Developing further from her earlier works [Matters under the Skin (2011), Intertwinings (2009)] and a sustained engagement with the psychological dimensions of Thinking through Craft, these works assess the particular zones of stability and comfort, and attempt to re-present the inherent character latent within such spaces. The relationship between hand crafts and the status of the maker in urban society is explored in Anatomy of Silence.
‘Silence’, in its narrow sense is seen as a state of being mute or silent, an aspect that is integral to the languages of painting, sculpture and object making. The work of art, or the cultural object, in this context, holds a ‘mute’ relationship with the society it survives in. In this sense, object making as a form of art is essentially a language that deals with this aspect of silence and initiates a discourse from there.

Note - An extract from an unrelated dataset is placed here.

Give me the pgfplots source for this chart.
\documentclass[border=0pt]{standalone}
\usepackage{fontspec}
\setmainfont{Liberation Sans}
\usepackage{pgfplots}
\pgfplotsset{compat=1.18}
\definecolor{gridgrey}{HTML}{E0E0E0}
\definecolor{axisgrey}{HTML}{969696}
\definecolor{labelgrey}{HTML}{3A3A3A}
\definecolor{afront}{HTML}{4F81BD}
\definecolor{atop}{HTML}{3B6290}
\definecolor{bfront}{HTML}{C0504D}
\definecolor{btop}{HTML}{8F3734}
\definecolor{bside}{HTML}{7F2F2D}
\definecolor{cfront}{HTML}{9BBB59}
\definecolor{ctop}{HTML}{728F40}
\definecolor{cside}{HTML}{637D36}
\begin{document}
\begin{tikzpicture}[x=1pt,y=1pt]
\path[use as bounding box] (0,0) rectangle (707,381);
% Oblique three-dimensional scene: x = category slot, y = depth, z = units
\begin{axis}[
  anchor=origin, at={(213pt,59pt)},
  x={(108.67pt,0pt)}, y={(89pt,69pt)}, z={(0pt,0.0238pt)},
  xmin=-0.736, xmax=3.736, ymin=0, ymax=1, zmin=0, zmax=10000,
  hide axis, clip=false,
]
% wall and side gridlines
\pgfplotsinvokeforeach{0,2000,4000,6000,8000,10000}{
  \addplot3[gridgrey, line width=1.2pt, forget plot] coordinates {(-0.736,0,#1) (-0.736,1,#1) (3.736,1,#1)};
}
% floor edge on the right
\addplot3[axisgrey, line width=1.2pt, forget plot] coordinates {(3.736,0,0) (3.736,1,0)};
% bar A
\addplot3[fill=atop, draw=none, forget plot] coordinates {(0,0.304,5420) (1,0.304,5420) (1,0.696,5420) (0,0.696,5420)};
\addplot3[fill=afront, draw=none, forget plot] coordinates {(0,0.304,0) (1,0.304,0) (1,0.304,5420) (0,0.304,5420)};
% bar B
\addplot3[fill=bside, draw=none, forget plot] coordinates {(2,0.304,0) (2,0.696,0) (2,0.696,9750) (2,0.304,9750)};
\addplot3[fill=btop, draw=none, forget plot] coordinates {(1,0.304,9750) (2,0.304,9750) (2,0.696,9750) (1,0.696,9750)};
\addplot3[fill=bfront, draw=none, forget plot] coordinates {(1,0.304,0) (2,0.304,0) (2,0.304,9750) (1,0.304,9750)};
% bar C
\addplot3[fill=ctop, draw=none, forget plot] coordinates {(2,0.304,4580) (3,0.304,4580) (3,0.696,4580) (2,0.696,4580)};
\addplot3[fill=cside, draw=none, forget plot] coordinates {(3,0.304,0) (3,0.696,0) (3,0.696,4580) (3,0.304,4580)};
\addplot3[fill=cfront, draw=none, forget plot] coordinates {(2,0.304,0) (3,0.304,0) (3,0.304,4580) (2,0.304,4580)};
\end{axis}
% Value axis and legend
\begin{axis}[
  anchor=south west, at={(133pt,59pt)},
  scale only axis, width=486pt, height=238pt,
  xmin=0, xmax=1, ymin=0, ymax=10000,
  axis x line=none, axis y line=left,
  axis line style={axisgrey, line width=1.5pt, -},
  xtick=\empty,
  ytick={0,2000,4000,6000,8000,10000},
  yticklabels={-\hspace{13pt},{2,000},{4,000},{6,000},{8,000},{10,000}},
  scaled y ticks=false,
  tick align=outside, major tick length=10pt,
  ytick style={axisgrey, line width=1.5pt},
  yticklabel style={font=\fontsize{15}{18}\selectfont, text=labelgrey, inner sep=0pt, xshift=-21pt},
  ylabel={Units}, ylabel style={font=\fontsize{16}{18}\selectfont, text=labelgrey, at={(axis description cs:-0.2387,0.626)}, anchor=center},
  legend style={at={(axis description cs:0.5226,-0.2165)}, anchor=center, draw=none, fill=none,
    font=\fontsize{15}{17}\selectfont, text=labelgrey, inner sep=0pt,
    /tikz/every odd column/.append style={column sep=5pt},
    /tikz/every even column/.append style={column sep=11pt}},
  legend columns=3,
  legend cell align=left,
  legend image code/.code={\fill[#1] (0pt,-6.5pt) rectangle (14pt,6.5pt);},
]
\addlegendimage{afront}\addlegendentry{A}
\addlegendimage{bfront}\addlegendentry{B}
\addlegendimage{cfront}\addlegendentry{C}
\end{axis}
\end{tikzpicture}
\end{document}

“In its broader usage, Silence refers to the state of being in oblivion or silenced through omission or non-mention. In this sense, the show explores certain trajectories through the choices of materials and processes that become mute reminders of certain segments of our society that seem to be at neglect. Materiality becomes a quiet reminder and is juxtaposed with textual and visual quotations, bringing the critical nature of art and literature closer to the spatial field of the viewer; to locate a close relationship between process based practices and literature. Literary thought is transported into architectural spaces, inhabiting the physical reality of the viewer. Spaces of stability and comfort- a house/home/room/bed are deconstructed and re-presented as replete with other forms of temporal and ephemeral intensities. Subtractive and additive processes are juxtaposed with spatial languages of intimacy and immersion to understand other relationships that stability and comfort ought to have. These processes hold themselves as metaphors to understand the qualities of destruction and restoration that are intrinsic to craft practices, which are otherwise seen as fixed and timeless in their skills and expressions. Fiber, fabric, literature and spatial languages become dissecting tools to disclose the reticence of the handmade today.”